The Epidemiologic Burden of Tacrolimus Variability among Kidney Transplant Recipients in the United States

  • Shah, Pratik B.
  • Ennis, Jennifer L.
  • Cunningham, Patrick N.
  • Josephson, Michelle A.
  • McGill, Rita L.
American Journal of Nephrology 50(5):p 370-374, November 2019. | DOI: 10.1159/000503167

Abstract

Background:

Within-patient tacrolimus level variability >30% has been shown to be a risk factor for de novo donor-specific antibody formation and death-censored graft failure among kidney transplant recipients. The burden of tacrolimus variability and the correlation between variability and subtherapeutic tacrolimus levels were examined in a large national data set.

Methods:

All tacrolimus levels drawn at LabCorp® facilities in the United States with a diagnosis code for kidney transplant between November 2011 and September 2017 were examined, excluding values that could represent new allografts. Tacrolimus variability was calculated if at least 3 levels were available. The percentage of subtherapeutic (<4.0 ng/dL) tacrolimus levels (%subT) was also calculated.
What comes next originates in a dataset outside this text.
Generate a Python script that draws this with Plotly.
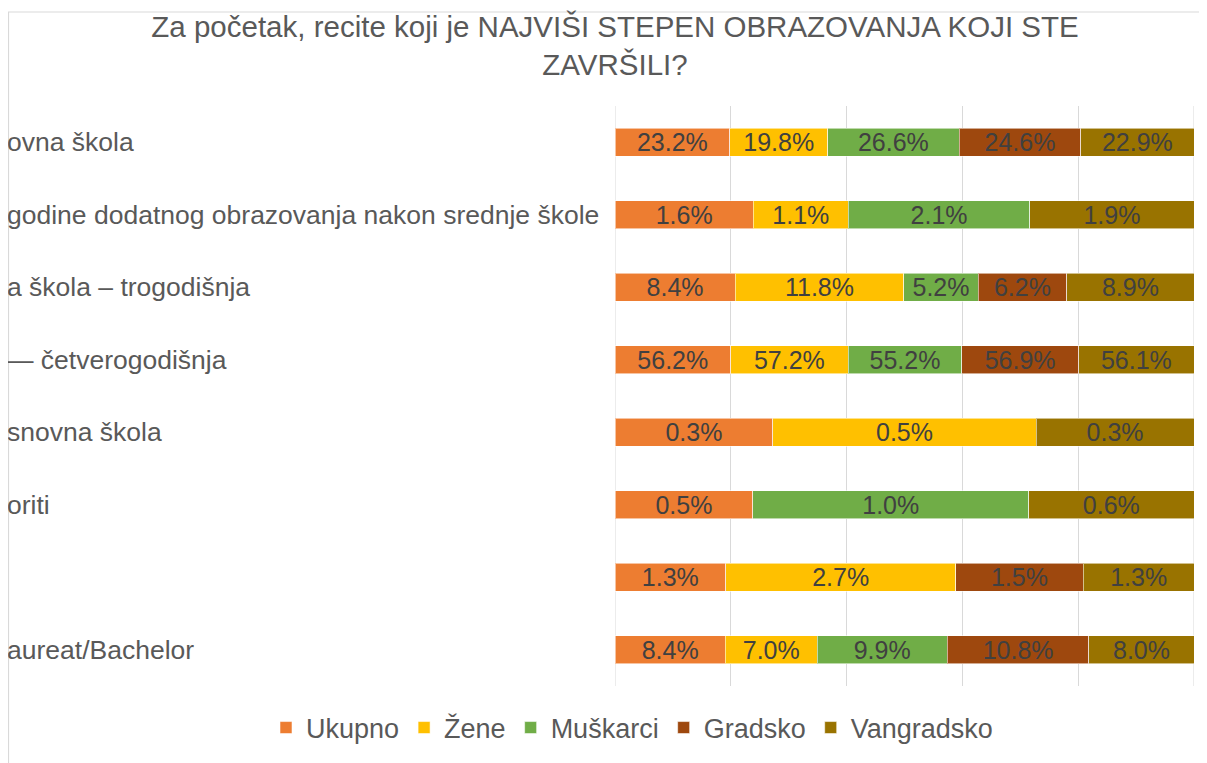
import plotly.graph_objects as go

# ---- data ----
row_labels = [
    "ovna škola",
    "godine dodatnog obrazovanja nakon srednje škole",
    "a škola – trogodišnja",
    "— četverogodišnja",
    "snovna škola",
    "oriti",
    "",
    "aureat/Bachelor",
]
rows = list(range(len(row_labels)))

series_names = ["Ukupno", "Žene", "Muškarci", "Gradsko", "Vangradsko"]
ukupno = [23.2, 1.6, 8.4, 56.2, 0.3, 0.5, 1.3, 8.4]
zene = [19.8, 1.1, 11.8, 57.2, 0.5, None, 2.7, 7.0]
muskarci = [26.6, 2.1, 5.2, 55.2, None, 1.0, None, 9.9]
gradsko = [24.6, None, 6.2, 56.9, None, None, 1.5, 10.8]
vangradsko = [22.9, 1.9, 8.9, 56.1, 0.3, 0.6, 1.3, 8.0]
series_values = [ukupno, zene, muskarci, gradsko, vangradsko]
colors = ["#ED7D31", "#FFC000", "#70AD47", "#9E480E", "#997300"]

x_ticks = [0, 20, 40, 60, 80, 100]

title_text = "Za početak, recite koji je NAJVIŠI STEPEN OBRAZOVANJA KOJI STE<br>ZAVRŠILI?"

FONT = "Liberation Sans, Arial, sans-serif"
OFF = 8  # page body margin offset
W, H = 1207 - OFF, 763 - OFF
ML, MR, MT, MB = 0, 13, 106 - OFF, 763 - 686
PW = W - ML - MR
PH = H - MT - MB
X0 = 615 - OFF  # left edge of bar area in figure px

fig = go.Figure()
for name, vals, col in zip(series_names, series_values, colors):
    fig.add_trace(go.Bar(
        name=name,
        y=rows,
        x=vals,
        orientation="h",
        marker=dict(color=col, line=dict(color="rgba(255,255,255,0.55)", width=1)),
        text=[("" if v is None else f"{v:.1f}%") for v in vals],
        textposition="inside",
        insidetextanchor="middle",
        textangle=0,
        constraintext="none",
        textfont=dict(family=FONT, size=25, color="#404040"),
        hoverinfo="skip",
    ))

annotations = []
for r, lab in zip(rows, row_labels):
    if not lab:
        continue
    annotations.append(dict(
        text=lab, xref="paper", yref="y", x=-3 / PW, y=r,
        xanchor="left", yanchor="middle", showarrow=False,
        font=dict(family=FONT, size=26.5, color="#595959"),
    ))

# vertical gridlines at the range edges (plotly drops edge gridlines)
shapes = [dict(type="line", xref="x", yref="paper", x0=t, x1=t, y0=0, y1=1,
               line=dict(color="#D9D9D9", width=1), layer="below")
          for t in (x_ticks[0], x_ticks[-1])]
shapes.append(dict(type="rect", xref="paper", yref="paper",
                   x0=0.5 / PW, x1=(W + 20) / PW,
                   y0=-(MB + 100) / PH, y1=(PH + MT - 4) / PH,
                   line=dict(color="#D9D9D9", width=1.2), fillcolor="rgba(0,0,0,0)", layer="below"))

fig.update_layout(
    width=W, height=H,
    margin=dict(l=ML, r=MR, t=MT, b=MB, pad=0),
    paper_bgcolor="white", plot_bgcolor="white",
    barmode="stack", barnorm="percent", bargap=0.615,
    title=dict(
        text=title_text, xref="container", x=(615 - OFF) / W, xanchor="center",
        yref="container", y=1 - (37 - OFF) / H, yanchor="middle",
        font=dict(family=FONT, size=29.5, color="#595959"),
    ),
    xaxis=dict(domain=[X0 / PW, 1], range=[x_ticks[0], x_ticks[-1]], tickvals=x_ticks,
               showgrid=True, gridcolor="#D9D9D9", gridwidth=1,
               zeroline=False, showticklabels=False, showline=False, ticks=""),
    yaxis=dict(autorange="reversed", showticklabels=False, showgrid=False, zeroline=False,
               showline=False, ticks=""),
    legend=dict(
        orientation="h", xref="paper", x=(632 - OFF) / PW, xanchor="center",
        yref="container", y=1 - (728 - OFF) / H, yanchor="middle", traceorder="normal",
        font=dict(family=FONT, size=27, color="#595959"),
        itemwidth=30,
    ),
    annotations=annotations,
    shapes=shapes,
)

fig.write_html("out.html")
Interdependence between %subT and tacrolimus variability was assessed with correlation analysis and linear regression.

Results:

There were 410,257 tacrolimus levels among 27,375 patients, who had 11 (interquartile range [IQR] 6-20) tacrolimus levels over a median follow-up of 26.5 (IQR 12.8-46.1) months. Median tacrolimus variability was 30.6%, and 51.6% of patients exceeded 30% variability. Median %subT was 11.1% (IQR 0-30.8%), and 34.3% of patients had no subtherapeutic levels. The correlation coefficient between tacrolimus variability and %subT was 0.253 (p< 0.001). In linear regression, tacrolimus variability increased 1.86% for each 10% increase in %subT (p < 0.001), but R-squared for this model was only 0.06.

Conclusion:

More than half of established kidney transplant patients from a large national sample exhibited levels of tacrolimus variability that have been associated with inferior transplant outcomes. Tacrolimus variability has a weak association with subtherapeutic levels, but represents a more complicated constellation of clinical factors.